> **Job**
Examine the material below. Gather every line in which the string "with" appears.

##### Given data #####

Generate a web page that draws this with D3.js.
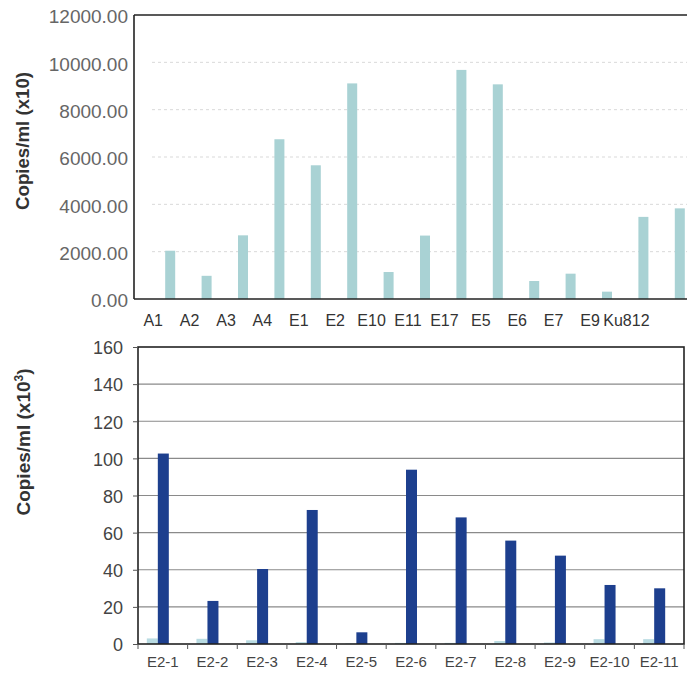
<!DOCTYPE html>
<html>
<head>
<meta charset="utf-8">
<script src="https://cdn.jsdelivr.net/npm/d3@7"></script>
<style>
  html, body { margin: 0; padding: 0; background: #ffffff; }
  svg { display: block; font-family: "Liberation Sans", Arial, sans-serif; }
</style>
</head>
<body>
<svg id="chart" width="687" height="675"></svg>
<script>
// ---- Top chart data ----
const topCategories = ["A1", "A2", "A3", "A4", "E1", "E2", "E10", "E11", "E17", "E5", "E6", "E7", "E9", "Ku812", ""];
const topValues = [2040, 980, 2690, 6750, 5650, 9110, 1140, 2680, 9680, 9070, 760, 1070, 310, 3470, 3830];
const topTicks = [0, 2000, 4000, 6000, 8000, 10000, 12000];

// ---- Bottom chart data ----
const bottomCategories = ["E2-1", "E2-2", "E2-3", "E2-4", "E2-5", "E2-6", "E2-7", "E2-8", "E2-9", "E2-10", "E2-11"];
const bottomSeriesLight = [3.0, 2.8, 2.0, 1.0, 0.3, 0.6, 0.6, 1.6, 0.8, 2.6, 2.6];
const bottomSeriesDark = [102.6, 23.2, 40.4, 72.2, 6.3, 93.9, 68.2, 55.7, 47.6, 31.8, 30.0];
const bottomTicks = [0, 20, 40, 60, 80, 100, 120, 140, 160];

const svg = d3.select("#chart");

// ================= TOP CHART =================
(function () {
  const left = 134, top = 15, bottom = 299, rightEdge = 700;
  const y = d3.scaleLinear().domain([0, 12000]).range([bottom, top]);
  const x = d3.scaleBand().domain(topCategories).range([152, 152 + 36.4 * topCategories.length]).padding(0);
  const barW = 10;
  const g = svg.append("g");

  // faint dotted gridlines
  g.selectAll("line.grid").data(topTicks.filter(t => t > 0 && t < 12000)).join("line")
    .attr("x1", left + 18).attr("x2", rightEdge)
    .attr("y1", d => y(d)).attr("y2", d => y(d))
    .attr("stroke", "#d9d9d9").attr("stroke-width", 1).attr("stroke-dasharray", "3,3");

  // bars
  g.selectAll("rect.bar").data(topValues).join("rect")
    .attr("x", (d, i) => x(topCategories[i]) + (x.bandwidth() - barW) / 2)
    .attr("y", d => y(d))
    .attr("width", barW)
    .attr("height", d => y(0) - y(d))
    .attr("fill", "#a9d2d4");

  // axis lines (top border, left, bottom)
  g.append("line").attr("x1", left).attr("x2", rightEdge).attr("y1", top).attr("y2", top)
    .attr("stroke", "#222").attr("stroke-width", 1.6);
  g.append("line").attr("x1", left).attr("x2", left).attr("y1", top).attr("y2", bottom)
    .attr("stroke", "#222").attr("stroke-width", 1.6);
  g.append("line").attr("x1", left).attr("x2", rightEdge).attr("y1", bottom).attr("y2", bottom)
    .attr("stroke", "#222").attr("stroke-width", 1.6);

  // y tick labels via axis
  const yAxis = d3.axisLeft(y).tickValues(topTicks).tickFormat(d3.format(".2f")).tickSize(0).tickPadding(6);
  const ya = g.append("g").attr("transform", `translate(${left},0)`).call(yAxis);
  ya.select(".domain").remove();
  ya.selectAll("text").attr("font-size", 19).attr("fill", "#666")
    .attr("font-family", "Liberation Sans, Arial, sans-serif").attr("dy", "0.42em");

  // x labels
  const xAxis = d3.axisBottom(x).tickSize(0).tickPadding(0);
  const xa = g.append("g").attr("transform", `translate(-17,${bottom})`).call(xAxis);
  xa.select(".domain").remove();
  xa.selectAll("text").attr("font-size", 16).attr("fill", "#333")
    .attr("font-family", "Liberation Sans, Arial, sans-serif").attr("y", 27).attr("dy", 0);

  // title
  g.append("text")
    .attr("transform", "translate(29,141) rotate(-90)")
    .attr("text-anchor", "middle")
    .attr("font-size", 18).attr("font-weight", "bold").attr("fill", "#333")
    .attr("textLength", 138).attr("lengthAdjust", "spacingAndGlyphs")
    .text("Copies/ml (x10)");
})();

// ================= BOTTOM CHART =================
(function () {
  const left = 138, right = 684, top = 347, bottom = 644;
  const y = d3.scaleLinear().domain([0, 160]).range([bottom, top]);
  const x = d3.scaleBand().domain(bottomCategories).range([left, right]).padding(0);
  const pairW = 22;
  const x1 = d3.scaleBand().domain(["light", "dark"]).range([0, pairW]).padding(0);
  const g = svg.append("g");

  // gridlines
  g.selectAll("line.grid").data(bottomTicks.filter(t => t > 0 && t < 160)).join("line")
    .attr("x1", left).attr("x2", right)
    .attr("y1", d => y(d)).attr("y2", d => y(d))
    .attr("stroke", "#8a8a8a").attr("stroke-width", 1.2);

  const groups = bottomCategories.map((c, i) => ({ c, light: bottomSeriesLight[i], dark: bottomSeriesDark[i] }));
  const gx = c => x(c) + x.bandwidth() / 2 - 5 - pairW / 2;

  g.selectAll("rect.light").data(groups).join("rect")
    .attr("x", d => gx(d.c) + x1("light"))
    .attr("y", d => y(d.light))
    .attr("width", x1.bandwidth())
    .attr("height", d => y(0) - y(d.light))
    .attr("fill", "#b9dbe2");

  g.selectAll("rect.dark").data(groups).join("rect")
    .attr("x", d => gx(d.c) + x1("dark"))
    .attr("y", d => y(d.dark))
    .attr("width", x1.bandwidth())
    .attr("height", d => y(0) - y(d.dark))
    .attr("fill", "#1d3f8e");

  // box
  g.append("rect").attr("x", left).attr("y", top).attr("width", right - left).attr("height", bottom - top)
    .attr("fill", "none").attr("stroke", "#222").attr("stroke-width", 1.6);

  // y axis
  const yAxis = d3.axisLeft(y).tickValues(bottomTicks).tickFormat(d3.format("d")).tickSize(5).tickPadding(10);
  const ya = g.append("g").attr("transform", `translate(${left},0)`).call(yAxis);
  ya.select(".domain").remove();
  ya.selectAll("line").attr("stroke", "#555");
  ya.selectAll("text").attr("font-size", 18).attr("fill", "#444")
    .attr("font-family", "Liberation Sans, Arial, sans-serif").attr("dy", "0.38em");

  // x axis ticks at band boundaries
  g.selectAll("line.xtick").data(bottomCategories.concat(["__end"])).join("line")
    .attr("x1", (d, i) => left + i * x.step()).attr("x2", (d, i) => left + i * x.step())
    .attr("y1", bottom).attr("y2", bottom + 5)
    .attr("stroke", "#555").attr("stroke-width", 1);

  const xAxis = d3.axisBottom(x).tickSize(0).tickPadding(0);
  const xa = g.append("g").attr("transform", `translate(0,${bottom})`).call(xAxis);
  xa.select(".domain").remove();
  xa.selectAll("text").attr("font-size", 15).attr("fill", "#444")
    .attr("font-family", "Liberation Sans, Arial, sans-serif").attr("y", 23).attr("dy", 0);

  // title with superscript
  const t = g.append("text")
    .attr("transform", "translate(30,442) rotate(-90)")
    .attr("text-anchor", "middle")
    .attr("font-size", 19).attr("font-weight", "bold").attr("fill", "#333");
  t.append("tspan").text("Copies/ml (x10");
  t.append("tspan").attr("font-size", 12).attr("dy", "-0.6em").text("3");
  t.append("tspan").attr("dy", "0.4em").text(")");
})();
</script>
</body>
</html>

#####

> **Worked solution**
Generate a web page that draws this with D3.js.
  // title with superscript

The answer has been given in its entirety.